Here, then, is a man who has pulled off the unlikely feat of inducing sympathy for Toronto from the outside world. Canadians who had fine-tuned their Toronto-bashing skills now shake their heads in pity, while U.S., British and Australian media ask earnestly whether Ford has forever altered the city’s image as a model of well-ordered cosmopolitanism. The obvious answer—no, he’s a blip—raises a greater conundrum: Why do so many Torontonians indulge him? Who are the 30 per cent-plus telling pollsters they approve of Ford, fuelling his determination to win the city’s next mayoral election?

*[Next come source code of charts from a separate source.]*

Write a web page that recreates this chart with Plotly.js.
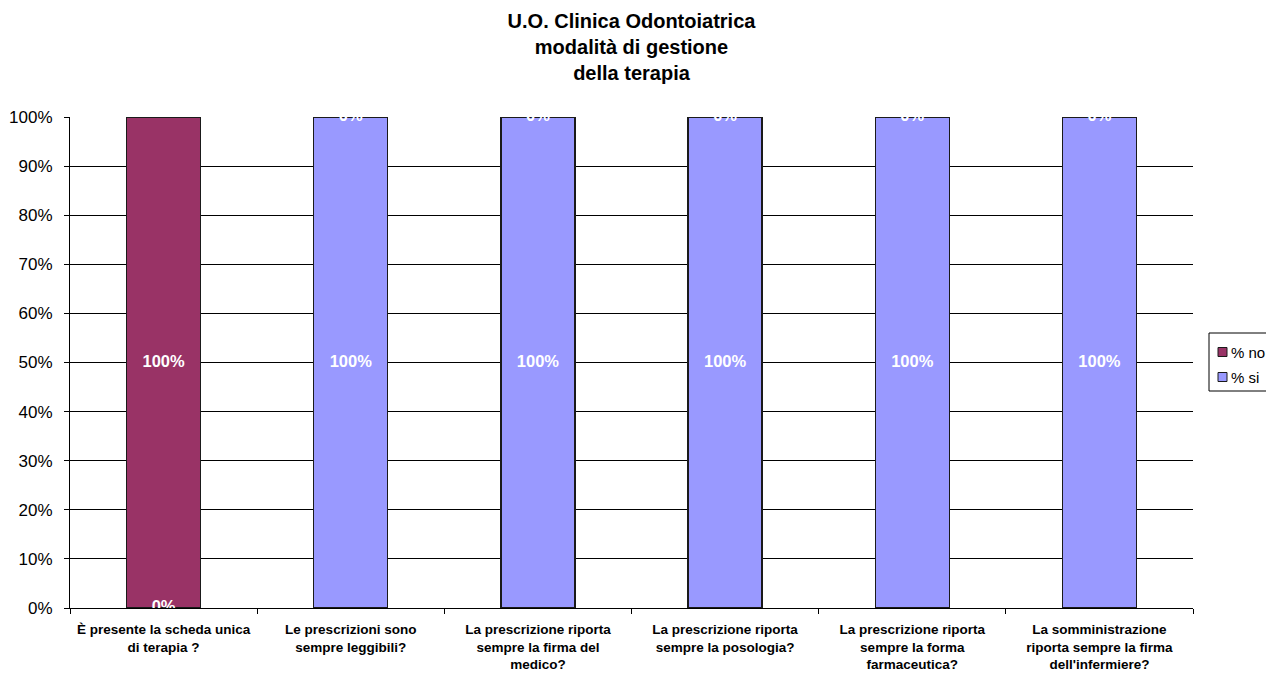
<!DOCTYPE html>
<html>
<head>
<meta charset="utf-8">
<script src="https://cdn.plot.ly/plotly-3.0.1.min.js"></script>
<style>html,body{margin:0;padding:0;background:#fff;}</style>
</head>
<body>
<div id="chart" style="width:1266px;height:673px;"></div>
<script>
const categories = [
  "È presente la scheda unica<br>di terapia ?",
  "Le prescrizioni sono<br>sempre leggibili?",
  "La prescrizione riporta<br>sempre la firma del<br>medico?",
  "La prescrizione riporta<br>sempre la posologia?",
  "La prescrizione riporta<br>sempre la forma<br>farmaceutica?",
  "La somministrazione<br>riporta sempre la firma<br>dell'infermiere?"
];
const pctSi = [0, 100, 100, 100, 100, 100];
const pctNo = [100, 0, 0, 0, 0, 0];
const seriesNames = ["% si", "% no"];
const seriesColors = ["#9999FF", "#993366"];
const yTickVals = [0,10,20,30,40,50,60,70,80,90,100];
const yTickText = ["0%","10%","20%","30%","40%","50%","60%","70%","80%","90%","100%"];

const cats = categories.map(c => "<b>" + c + "</b>");
const fontFam = "Liberation Sans, Arial, sans-serif";

const traceSi = {
  type: "bar", name: seriesNames[0], x: cats, y: pctSi,
  marker: {color: seriesColors[0], line: {color: "#1a1a1a", width: 1.3}},
  hoverinfo: "skip", showlegend: false
};
const traceNo = {
  type: "bar", name: seriesNames[1], x: cats, y: pctNo,
  marker: {color: seriesColors[1], line: {color: "#1a1a1a", width: 1.3}},
  hoverinfo: "skip", showlegend: false
};
// data labels placed at the middle of each stacked segment
const labelSi = {
  type: "scatter", mode: "text", x: cats,
  y: pctSi.map(v => v / 2),
  text: pctSi.map(v => "<b>" + v + "%</b>"),
  textfont: {color: "#ffffff", size: 16.5, family: fontFam},
  showlegend: false, hoverinfo: "skip", cliponaxis: true
};
const labelNo = {
  type: "scatter", mode: "text", x: cats,
  y: pctNo.map((v, i) => pctSi[i] + v / 2),
  text: pctNo.map(v => "<b>" + v + "%</b>"),
  textfont: {color: "#ffffff", size: 16.5, family: fontFam},
  showlegend: false, hoverinfo: "skip", cliponaxis: true
};

// Plot area in pixels (for a compact Excel-style legend box at the right)
const L = 70, R = 1193, T = 117, B = 608;
const px = v => (v - L) / (R - L);
const py = v => (B - v) / (B - T);
const legendOrder = [1, 0]; // "% no" first, then "% si"
const legendRowsY = [352, 377];
const shapes = [{
  type: "rect", xref: "paper", yref: "paper",
  x0: px(1209), x1: px(1275), y0: py(391), y1: py(333),
  line: {color: "#000000", width: 1}, fillcolor: "#ffffff", layer: "above"
}];
const annotations = [];
legendOrder.forEach((si, k) => {
  const cy = legendRowsY[k];
  shapes.push({
    type: "rect", xref: "paper", yref: "paper",
    x0: px(1218), x1: px(1227), y0: py(cy + 4.5), y1: py(cy - 4.5),
    line: {color: "#1a1a1a", width: 1}, fillcolor: seriesColors[si], layer: "above"
  });
  annotations.push({
    xref: "paper", yref: "paper", x: px(1229), y: py(cy),
    xanchor: "left", yanchor: "middle", showarrow: false,
    text: seriesNames[si], font: {size: 15, family: fontFam, color: "#000000"}
  });
});

const layout = {
  width: 1266, height: 673,
  paper_bgcolor: "#ffffff", plot_bgcolor: "#ffffff",
  margin: {l: L, r: 1266 - R, t: T, b: 673 - B, autoexpand: false},
  barmode: "stack", bargap: 0.605,
  font: {family: fontFam, color: "#000000"},
  title: {
    text: "<b>U.O. Clinica Odontoiatrica<br>modalità di gestione<br>della terapia</b>",
    font: {size: 20, family: fontFam, color: "#000000"},
    x: 0.5, xref: "paper", y: 0.958, yref: "container", yanchor: "middle"
  },
  xaxis: {
    type: "category", tickson: "boundaries", ticks: "outside", ticklen: 5,
    tickcolor: "#000000", showline: true, linecolor: "#000000", linewidth: 1,
    showgrid: false, tickfont: {size: 13.5, family: fontFam, color: "#000000"},
    tickangle: 0, ticklabelstandoff: 9, fixedrange: true
  },
  yaxis: {
    range: [0, 100], tickvals: yTickVals, ticktext: yTickText,
    ticks: "outside", ticklen: 5, tickcolor: "#000000",
    showline: true, linecolor: "#000000", linewidth: 1,
    showgrid: true, gridcolor: "#000000", gridwidth: 1,
    zeroline: false, tickfont: {size: 17, family: fontFam, color: "#000000"},
    ticklabelstandoff: 8, fixedrange: true
  },
  shapes: shapes,
  annotations: annotations,
  showlegend: false
};

Plotly.newPlot("chart", [traceSi, traceNo, labelSi, labelNo], layout, {displayModeBar: false, staticPlot: true});
</script>
</body>
</html>
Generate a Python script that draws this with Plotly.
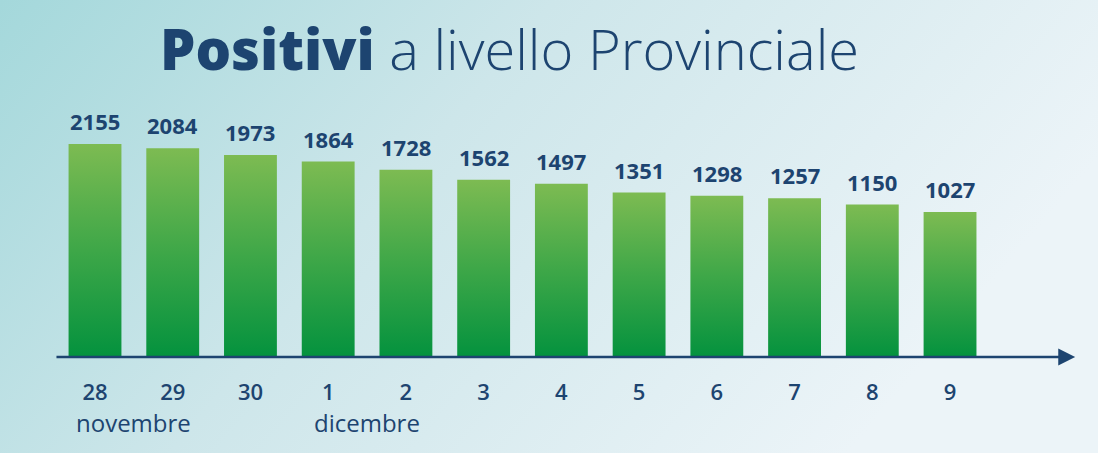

Smart minds have scratched the surface of that question, and their findings are disturbing. Ford’s base of support lies in an increasingly downtrodden circle of suburbs, experts say, where even if residents do not approve of his actions, the more he outrages the wealthier denizens of downtown elites, the better they like it, explains Zack Taylor, a University of Toronto professor who has studied Ford’s vote.
Sadly, neither the mayor nor city council has much chance of lifting these voters’ real burdens, like unstable employment and low wages due to a vanishing manufacturing sector. In Ford, these voters have found an outlet for frustration: a politician entirely without precedent. His detractors can only hope he’s one of a kind.